AWS Certified Machine Learning Engineer – Associate (MLA-C01) — Question 75
A company regularly receives new training data from the vendor of an ML model. The vendor delivers cleaned and prepared data to the company's Amazon S3 bucket every 3-4 days.
The company has an Amazon SageMaker pipeline to retrain the model. An ML engineer needs to implement a solution to run the pipeline when new data is uploaded to the S3 bucket.
Which solution will meet these requirements with the LEAST operational effort?
Answer options
- A. Create an S3 Lifecycle rule to transfer the data to the SageMaker training instance and to initiate training.
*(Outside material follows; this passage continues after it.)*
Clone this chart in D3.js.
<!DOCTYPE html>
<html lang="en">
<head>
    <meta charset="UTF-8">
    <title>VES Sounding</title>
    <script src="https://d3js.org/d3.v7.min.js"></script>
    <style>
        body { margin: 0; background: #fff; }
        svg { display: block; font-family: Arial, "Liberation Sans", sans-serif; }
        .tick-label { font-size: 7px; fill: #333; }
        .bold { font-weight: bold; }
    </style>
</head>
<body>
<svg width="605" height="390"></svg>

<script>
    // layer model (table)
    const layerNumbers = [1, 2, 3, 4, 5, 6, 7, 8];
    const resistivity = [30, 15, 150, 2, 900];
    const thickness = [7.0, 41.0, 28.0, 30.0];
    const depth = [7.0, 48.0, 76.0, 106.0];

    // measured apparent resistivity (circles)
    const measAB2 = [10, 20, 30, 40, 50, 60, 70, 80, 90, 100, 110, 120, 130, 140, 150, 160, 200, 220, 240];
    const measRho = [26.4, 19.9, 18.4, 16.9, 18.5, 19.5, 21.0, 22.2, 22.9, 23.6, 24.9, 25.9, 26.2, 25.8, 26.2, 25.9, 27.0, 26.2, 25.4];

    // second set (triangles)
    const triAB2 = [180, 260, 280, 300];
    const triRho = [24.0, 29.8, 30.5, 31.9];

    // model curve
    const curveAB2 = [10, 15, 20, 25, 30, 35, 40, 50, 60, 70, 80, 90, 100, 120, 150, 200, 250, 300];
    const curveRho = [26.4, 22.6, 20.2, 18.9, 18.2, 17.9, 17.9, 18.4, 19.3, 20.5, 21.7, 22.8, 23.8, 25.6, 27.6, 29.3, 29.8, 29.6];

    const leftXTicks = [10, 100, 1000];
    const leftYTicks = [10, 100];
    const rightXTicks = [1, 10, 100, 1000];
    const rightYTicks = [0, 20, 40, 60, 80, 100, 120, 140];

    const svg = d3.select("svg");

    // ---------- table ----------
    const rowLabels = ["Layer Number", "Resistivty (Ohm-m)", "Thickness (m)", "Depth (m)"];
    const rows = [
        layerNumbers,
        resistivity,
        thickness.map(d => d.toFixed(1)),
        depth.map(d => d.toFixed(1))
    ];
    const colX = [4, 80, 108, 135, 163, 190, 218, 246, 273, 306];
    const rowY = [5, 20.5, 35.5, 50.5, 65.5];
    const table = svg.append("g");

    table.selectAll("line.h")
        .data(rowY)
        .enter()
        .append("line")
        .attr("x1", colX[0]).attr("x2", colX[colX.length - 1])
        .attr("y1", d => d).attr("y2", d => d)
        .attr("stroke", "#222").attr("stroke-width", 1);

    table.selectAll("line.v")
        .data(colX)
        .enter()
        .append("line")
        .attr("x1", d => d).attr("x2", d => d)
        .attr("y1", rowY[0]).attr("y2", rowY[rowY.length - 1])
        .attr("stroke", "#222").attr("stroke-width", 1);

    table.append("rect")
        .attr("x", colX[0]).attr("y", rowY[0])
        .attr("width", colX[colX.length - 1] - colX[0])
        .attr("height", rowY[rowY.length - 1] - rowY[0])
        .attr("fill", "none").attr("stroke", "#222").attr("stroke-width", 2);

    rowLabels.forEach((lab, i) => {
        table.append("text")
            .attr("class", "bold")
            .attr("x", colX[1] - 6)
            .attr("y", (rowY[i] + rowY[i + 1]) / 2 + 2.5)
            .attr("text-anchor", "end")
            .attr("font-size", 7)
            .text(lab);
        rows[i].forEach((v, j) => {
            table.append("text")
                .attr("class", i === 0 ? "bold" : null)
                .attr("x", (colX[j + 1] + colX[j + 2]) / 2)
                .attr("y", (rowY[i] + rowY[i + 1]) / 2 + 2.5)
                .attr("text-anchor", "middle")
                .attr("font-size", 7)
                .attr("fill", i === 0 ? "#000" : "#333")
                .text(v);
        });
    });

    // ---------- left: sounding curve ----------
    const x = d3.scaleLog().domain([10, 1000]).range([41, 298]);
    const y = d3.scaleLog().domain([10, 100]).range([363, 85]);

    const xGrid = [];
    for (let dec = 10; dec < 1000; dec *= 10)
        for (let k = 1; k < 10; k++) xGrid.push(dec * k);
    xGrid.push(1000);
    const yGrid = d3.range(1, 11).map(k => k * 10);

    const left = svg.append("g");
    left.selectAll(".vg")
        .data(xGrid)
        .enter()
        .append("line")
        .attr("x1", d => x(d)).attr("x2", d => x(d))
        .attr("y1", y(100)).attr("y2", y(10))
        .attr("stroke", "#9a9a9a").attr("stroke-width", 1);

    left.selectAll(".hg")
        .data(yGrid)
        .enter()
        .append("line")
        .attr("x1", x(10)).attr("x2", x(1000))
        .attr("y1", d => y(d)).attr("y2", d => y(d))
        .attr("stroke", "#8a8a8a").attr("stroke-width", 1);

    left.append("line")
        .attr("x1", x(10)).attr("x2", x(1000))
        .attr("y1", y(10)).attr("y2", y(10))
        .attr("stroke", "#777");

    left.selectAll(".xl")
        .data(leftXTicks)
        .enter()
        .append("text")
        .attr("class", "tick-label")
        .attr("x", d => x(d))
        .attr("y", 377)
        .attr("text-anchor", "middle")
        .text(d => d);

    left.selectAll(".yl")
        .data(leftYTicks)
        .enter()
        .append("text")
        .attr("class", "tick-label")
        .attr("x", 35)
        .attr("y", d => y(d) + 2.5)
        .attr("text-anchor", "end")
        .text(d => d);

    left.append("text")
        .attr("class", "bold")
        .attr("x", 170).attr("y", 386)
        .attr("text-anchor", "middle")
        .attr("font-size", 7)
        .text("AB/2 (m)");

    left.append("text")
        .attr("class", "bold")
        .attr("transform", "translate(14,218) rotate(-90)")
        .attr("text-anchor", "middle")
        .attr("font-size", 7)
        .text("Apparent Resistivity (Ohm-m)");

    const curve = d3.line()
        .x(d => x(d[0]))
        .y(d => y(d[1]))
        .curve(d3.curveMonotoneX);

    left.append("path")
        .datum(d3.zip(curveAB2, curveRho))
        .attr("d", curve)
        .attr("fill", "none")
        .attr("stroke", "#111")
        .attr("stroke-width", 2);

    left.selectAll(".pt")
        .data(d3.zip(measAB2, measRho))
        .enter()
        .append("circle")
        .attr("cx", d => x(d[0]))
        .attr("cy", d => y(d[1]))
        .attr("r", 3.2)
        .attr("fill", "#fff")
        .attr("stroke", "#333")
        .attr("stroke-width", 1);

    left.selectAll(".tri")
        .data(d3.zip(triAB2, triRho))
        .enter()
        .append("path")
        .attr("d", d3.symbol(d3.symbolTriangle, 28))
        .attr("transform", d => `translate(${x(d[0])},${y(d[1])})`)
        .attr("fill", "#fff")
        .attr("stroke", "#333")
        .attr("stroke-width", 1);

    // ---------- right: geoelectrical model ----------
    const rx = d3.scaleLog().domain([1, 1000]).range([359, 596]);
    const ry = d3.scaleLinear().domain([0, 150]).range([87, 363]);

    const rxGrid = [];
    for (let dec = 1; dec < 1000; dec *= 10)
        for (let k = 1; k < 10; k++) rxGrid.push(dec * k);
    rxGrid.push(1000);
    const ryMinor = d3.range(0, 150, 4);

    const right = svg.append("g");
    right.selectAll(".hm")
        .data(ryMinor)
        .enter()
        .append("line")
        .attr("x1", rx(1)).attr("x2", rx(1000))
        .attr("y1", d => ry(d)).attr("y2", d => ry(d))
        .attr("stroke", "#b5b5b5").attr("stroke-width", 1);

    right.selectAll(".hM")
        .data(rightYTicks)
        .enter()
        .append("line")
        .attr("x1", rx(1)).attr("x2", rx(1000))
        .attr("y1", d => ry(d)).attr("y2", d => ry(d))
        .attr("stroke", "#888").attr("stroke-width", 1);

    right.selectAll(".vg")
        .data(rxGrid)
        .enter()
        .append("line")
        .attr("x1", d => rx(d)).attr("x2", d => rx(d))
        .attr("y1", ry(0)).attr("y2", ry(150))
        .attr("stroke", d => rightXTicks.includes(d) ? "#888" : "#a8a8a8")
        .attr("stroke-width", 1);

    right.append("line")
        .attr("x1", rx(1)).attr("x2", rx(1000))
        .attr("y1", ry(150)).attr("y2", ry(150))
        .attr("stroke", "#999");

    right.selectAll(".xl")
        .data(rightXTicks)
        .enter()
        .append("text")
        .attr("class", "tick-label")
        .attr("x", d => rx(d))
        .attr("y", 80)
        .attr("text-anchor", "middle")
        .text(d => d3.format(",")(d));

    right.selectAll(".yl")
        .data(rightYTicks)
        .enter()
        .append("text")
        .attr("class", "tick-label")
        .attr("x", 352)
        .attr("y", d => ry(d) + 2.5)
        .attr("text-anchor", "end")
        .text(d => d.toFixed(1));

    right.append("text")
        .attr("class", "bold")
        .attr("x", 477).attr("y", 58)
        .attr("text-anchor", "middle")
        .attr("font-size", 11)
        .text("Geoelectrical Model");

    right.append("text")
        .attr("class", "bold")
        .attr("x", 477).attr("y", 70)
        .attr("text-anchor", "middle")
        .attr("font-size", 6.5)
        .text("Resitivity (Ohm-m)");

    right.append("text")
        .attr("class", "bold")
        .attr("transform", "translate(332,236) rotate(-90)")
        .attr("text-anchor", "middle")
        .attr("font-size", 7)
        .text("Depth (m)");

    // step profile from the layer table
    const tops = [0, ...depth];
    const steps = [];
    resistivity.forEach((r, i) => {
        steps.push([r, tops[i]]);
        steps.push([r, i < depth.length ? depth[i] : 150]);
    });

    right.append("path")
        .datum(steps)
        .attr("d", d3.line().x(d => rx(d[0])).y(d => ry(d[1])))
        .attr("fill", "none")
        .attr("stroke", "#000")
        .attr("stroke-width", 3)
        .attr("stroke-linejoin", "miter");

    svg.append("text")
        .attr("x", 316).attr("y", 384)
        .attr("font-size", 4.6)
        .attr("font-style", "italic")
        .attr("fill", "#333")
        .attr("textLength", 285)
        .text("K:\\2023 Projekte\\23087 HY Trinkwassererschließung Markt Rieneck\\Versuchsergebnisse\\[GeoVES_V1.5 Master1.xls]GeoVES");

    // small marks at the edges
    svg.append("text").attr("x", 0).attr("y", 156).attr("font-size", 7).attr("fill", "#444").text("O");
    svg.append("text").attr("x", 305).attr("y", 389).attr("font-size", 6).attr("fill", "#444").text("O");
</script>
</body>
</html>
- B. Create an AWS Lambda function that scans the S3 bucket. Program the Lambda function to initiate the pipeline when new data is uploaded.
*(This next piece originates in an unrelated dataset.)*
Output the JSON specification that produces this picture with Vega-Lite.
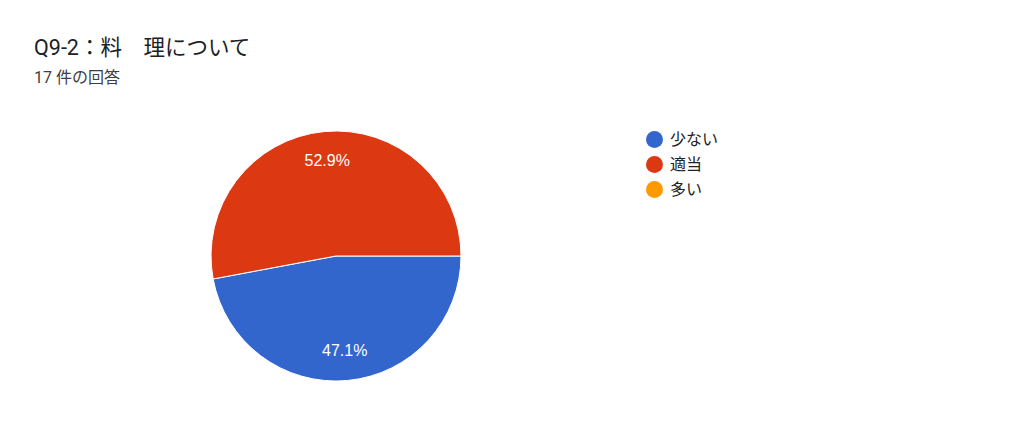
{
  "$schema": "https://vega.github.io/schema/vega-lite/v6.json",
  "width": 250,
  "height": 250,
  "autosize": "none",
  "padding": {"left": 211, "top": 131, "right": 563, "bottom": 51},
  "background": "white",
  "title": {
    "text": "Q9-2：料　理について",
    "subtitle": "17 件の回答",
    "anchor": "start",
    "frame": "group",
    "orient": "top",
    "dx": -177,
    "offset": 43,
    "font": "Roboto, Noto Sans CJK JP, sans-serif",
    "fontSize": 21.5,
    "fontWeight": "normal",
    "color": "#202124",
    "subtitleFont": "Roboto, Noto Sans CJK JP, sans-serif",
    "subtitleFontSize": 16,
    "subtitleColor": "#3c4043",
    "subtitlePadding": 11
  },
  "data": {
    "values": [
      {"answer": "少ない", "count": 8, "ord": 1, "label": "47.1%"},
      {"answer": "適当", "count": 9, "ord": 2, "label": "52.9%"}
    ]
  },
  "encoding": {
    "theta": {"field": "count", "type": "quantitative", "stack": true, "scale": {"range": [1.5707963, 7.8539816]}},
    "order": {"field": "ord", "type": "quantitative"},
    "color": {
      "field": "answer",
      "type": "nominal",
      "scale": {"domain": ["少ない", "適当", "多い"], "range": ["#3366cc", "#dc3912", "#ff9900"]},
      "legend": {
        "title": null,
        "orient": "right",
        "offset": 185,
        "symbolType": "circle",
        "symbolSize": 289,
        "symbolStrokeWidth": 0,
        "labelFont": "Arial, Liberation Sans, Noto Sans CJK JP, sans-serif",
        "labelFontSize": 16,
        "labelColor": "#222222",
        "labelOffset": 7,
        "rowPadding": 8
      }
    }
  },
  "layer": [
    {"mark": {"type": "arc", "stroke": "white", "strokeWidth": 1}},
    {
      "mark": {"type": "text", "radius": 95, "fill": "white", "fontSize": 16, "font": "Arial, Liberation Sans, sans-serif"},
      "encoding": {"text": {"field": "label", "type": "nominal"}}
    }
  ],
  "config": {"view": {"stroke": null}}
}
- C. Create an Amazon EventBridge rule that has an event pattern that matches the S3 upload. Configure the pipeline as the target of the rule.
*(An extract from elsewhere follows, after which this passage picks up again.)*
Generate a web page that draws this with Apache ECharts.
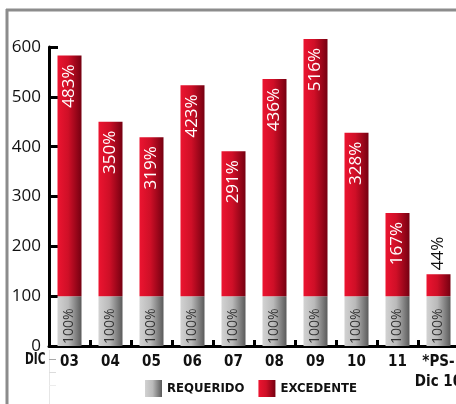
<!DOCTYPE html>
<html>
<head>
<meta charset="utf-8">
<style>
  html, body { margin: 0; padding: 0; background: #fff; }
  #chart { width: 456px; height: 404px; }
</style>
<script src="https://cdn.jsdelivr.net/npm/echarts@6/dist/echarts.min.js"></script>
</head>
<body>
<div id="chart"></div>
<script>
// Periods on the category axis
const categories = ['03', '04', '05', '06', '07', '08', '09', '10', '11', '*PS-\nDic 10'];
// Required base (always 100%)
const requerido = [100, 100, 100, 100, 100, 100, 100, 100, 100, 100];
// Excess above the requirement, in %
const excedente = [483, 350, 319, 423, 291, 436, 516, 328, 167, 44];
// Value-axis ticks
const yTicks = [0, 100, 200, 300, 400, 500, 600];

const condensed = '"DejaVu Sans Condensed", "Roboto", sans-serif';
const plain = '"Open Sans", "Noto Sans", sans-serif';

const grayFill = new echarts.graphic.LinearGradient(0, 0, 1, 0, [
  { offset: 0, color: '#d2d2d2' },
  { offset: 0.45, color: '#bababa' },
  { offset: 1, color: '#5a5a5a' }
]);
const redFill = new echarts.graphic.LinearGradient(0, 0, 1, 0, [
  { offset: 0, color: '#ec1430' },
  { offset: 0.45, color: '#cf0f27' },
  { offset: 1, color: '#760011' }
]);

// Short bars get their label above the bar in dark text
const excedenteData = excedente.map(v => v < 100
  ? { value: v, label: { position: 'top', align: 'left', color: '#111', distance: 4, fontSize: 17 } }
  : v);

const chart = echarts.init(document.getElementById('chart'), null, { renderer: 'canvas' });

chart.setOption({
  animation: false,
  backgroundColor: '#fff',
  grid: { left: 49, top: 47, width: 410, height: 299, containLabel: false, outerBoundsMode: 'none' },
  legend: {
    left: 145, top: 380, padding: 0,
    itemWidth: 17, itemHeight: 17, itemGap: 14,
    icon: 'rect',
    textStyle: { fontFamily: condensed, fontWeight: 'bold', fontSize: 13, color: '#111' },
    data: ['REQUERIDO', 'EXCEDENTE']
  },
  xAxis: {
    type: 'category',
    data: categories,
    boundaryGap: true,
    axisLine: { lineStyle: { color: '#000', width: 3 } },
    axisTick: { show: true, inside: true, length: 6, lineStyle: { color: '#000', width: 3 } },
    axisLabel: {
      margin: 6, color: '#111', fontFamily: condensed, fontWeight: 'bold', fontSize: 15,
      lineHeight: 20, interval: 0
    }
  },
  yAxis: {
    type: 'value',
    min: yTicks[0], max: yTicks[yTicks.length - 1], interval: 100,
    axisLine: { show: true, lineStyle: { color: '#000', width: 3 } },
    axisTick: { show: true, inside: true, length: 9, lineStyle: { color: '#000', width: 3 } },
    splitLine: { show: false },
    axisLabel: { margin: 8, color: '#111', fontFamily: plain, fontSize: 17 }
  },
  series: [
    {
      name: 'REQUERIDO',
      type: 'bar',
      stack: 'total',
      barWidth: 24,
      clip: false,
      data: requerido,
      itemStyle: { color: grayFill },
      label: {
        show: true, position: 'insideBottom', rotate: 90, align: 'left', verticalAlign: 'middle',
        distance: 2, formatter: '{c}%', color: '#333', fontFamily: plain, fontSize: 14
      }
    },
    {
      name: 'EXCEDENTE',
      type: 'bar',
      stack: 'total',
      barWidth: 24,
      clip: false,
      data: excedenteData,
      itemStyle: { color: redFill },
      label: {
        show: true, position: 'insideTop', rotate: 90, align: 'right', verticalAlign: 'middle',
        distance: 9, formatter: '{c}%', color: '#fff', fontFamily: plain, fontSize: 17
      }
    }
  ],
  graphic: [
    // outer frame
    { type: 'line', shape: { x1: 6, y1: 10, x2: 456, y2: 10 }, style: { stroke: '#8c8c8c', lineWidth: 3 } },
    { type: 'line', shape: { x1: 7, y1: 9, x2: 7, y2: 404 }, style: { stroke: '#8c8c8c', lineWidth: 3 } },
    // faint guide under the axis origin
    { type: 'line', shape: { x1: 49.5, y1: 350, x2: 49.5, y2: 404 }, style: { stroke: '#e6e6e6', lineWidth: 1 } },
    { type: 'line', shape: { x1: 49, y1: 359.5, x2: 56, y2: 359.5 }, style: { stroke: '#a8a8a8', lineWidth: 1 } },
    { type: 'line', shape: { x1: 49, y1: 372.5, x2: 56, y2: 372.5 }, style: { stroke: '#dcdcdc', lineWidth: 1 } },
    { type: 'line', shape: { x1: 49, y1: 385.5, x2: 56, y2: 385.5 }, style: { stroke: '#ececec', lineWidth: 1 } },
    {
      type: 'text', x: 25, y: 353, scaleX: 0.78,
      style: { text: 'DIC', fill: '#111', font: 'bold 15px ' + condensed }
    }
  ]
});
</script>
</body>
</html>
- D. Use Amazon Managed Workflows for Apache Airflow (Amazon MWAA) to orchestrate the pipeline when new data is uploaded.
Correct answer: C
Explanation
The correct answer is C because Amazon EventBridge can easily detect S3 events and trigger the SageMaker pipeline with minimal configuration. Option A is incorrect as S3 Lifecycle rules do not trigger immediate actions like training. Option B, while possible, requires more operational effort to manage the Lambda function. Option D involves more complexity with orchestration that is not necessary for this straightforward requirement.